Imagen de recurso de Halloween. | Imagen de Stefan Keller en Pixabay

La profusión de brujas, zombis, vampiros, verdugos, ejecutores o ejecutivos, etcétera, era simplemente aterradora, así que pedí directamente una botella en el bar Costa. Resulta extraño comprobar cómo una tradición tan ajena a nuestra cultura se abre paso velozmente. La madrugada de Todos los Santos ha sido tomada por una tropa espantosa que bebe alcohol en latas de gasolina.

Esta tradición sajona que arrasa entre la juventud latina es en realidad es una conmemoración celta, la noche de Sanheim, que simboliza el final del verano y el inicio de una etapa oscura en la que, tal y como aparece el espectral panorama socioeconómico, lo mejor será invernar en buena compañía, sobre una piel de oso al pie de la chimenea y con una botella de coñac a mano.

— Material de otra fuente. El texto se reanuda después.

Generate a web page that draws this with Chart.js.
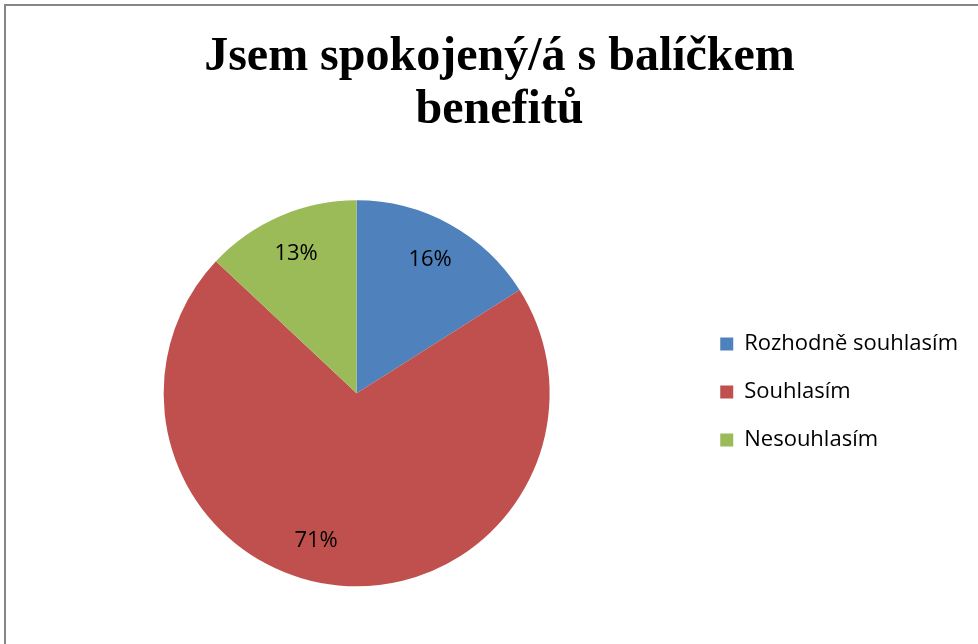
<!DOCTYPE html>
<html><head><meta charset="utf-8">
<script src="https://cdn.jsdelivr.net/npm/chart.js@4"></script>
<style>
html,body{margin:0;padding:0;background:#fff;width:978px;height:644px;overflow:hidden;}
#frame{position:absolute;left:4px;top:4px;width:990px;height:660px;border-left:2px solid #868686;border-top:2px solid #868686;}
#wrap{position:absolute;left:0;top:0;width:1000px;height:644px;}
</style></head><body>
<div id="frame"></div>
<div id="wrap"><canvas id="c" width="1000" height="644"></canvas></div>
<script>
const titleLines = [" Jsem spokojený/á s balíčkem", " benefitů"];
const categories = ["Rozhodně souhlasím", "Souhlasím", "Nesouhlasím"];
const values = [16, 71, 13];
const colors = ["#4F81BD", "#C0504D", "#9BBB59"];

const pctLabels = {
  id: 'pctLabels',
  afterDatasetsDraw(chart, args, opts) {
    const ctx = chart.ctx;
    const meta = chart.getDatasetMeta(0);
    ctx.save();
    ctx.font = '22px "Open Sans"';
    ctx.fillStyle = '#000';
    ctx.textAlign = 'center';
    ctx.textBaseline = 'middle';
    meta.data.forEach((arc, i) => {
      const p = arc.getProps(['x','y','startAngle','endAngle','outerRadius'], true);
      const a = (p.startAngle + p.endAngle) / 2 + (opts.shift[i] || 0) * Math.PI / 180;
      const r = p.outerRadius * opts.frac;
      ctx.fillText(values[i] + '%', p.x + Math.cos(a) * r, p.y + Math.sin(a) * r);
    });
    ctx.restore();
  }
};

new Chart(document.getElementById('c'), {
  type: 'pie',
  data: {
    labels: categories,
    datasets: [{ data: values, backgroundColor: colors, borderWidth: 0, radius: 193 }]
  },
  options: {
    responsive: false,
    animation: false,
    layout: { padding: { left: 19, right: 32, top: 18, bottom: 0 } },
    plugins: {
      title: { display: true, text: titleLines, color: '#000',
        font: { family: 'Liberation Serif', size: 48, weight: 'bold', lineHeight: 1.1 },
        padding: { top: 13, bottom: 6 } },
      legend: { position: 'right', align: 'center',
        title: { display: true, text: '', font: { size: 1 }, padding: { top: 60, bottom: 61 } },
        labels: { color: '#000', font: { family: 'Open Sans', size: 22 }, boxWidth: 13, boxHeight: 13, padding: 26 } },
      tooltip: { enabled: false },
      pctLabels: { frac: 0.79, shift: [0, 10, 0] }
    }
  },
  plugins: [pctLabels]
});
</script>
</body></html>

Persona es un término latino que quiere decir máscara. Los antiguos eran sabios y conocían los recovecos mentales que tanto acercan al hombre a la bestia. Por eso la liberación saturnal en la que amos y esclavos intercambiaban sus puestos por unas horas. Por eso la tradición carnavalesca veneciana (¡qué diferencia de disfraces y máscaras!), en la que los matrimonios se daban inteligente amnistía sexual para echar sus canas al aire.

Pero luego vienen los anglocabrones y nos critican el catolicismo como corsé de fantasías. No quieren reconocer que fue en su apogeo imperial, cuando la reina Victoria extendió el puritanismo a velocidad industrial y luego tuvo que venir Freud a sentarnos en el diván, hipnotizados por el humo perenne de sus puros, para liberar la histeria femenina y los complejos del macho. Pero hasta los eminent victorians, como el general Gordon, jamás se hubieran disfrazado de adefesios de película de serie B.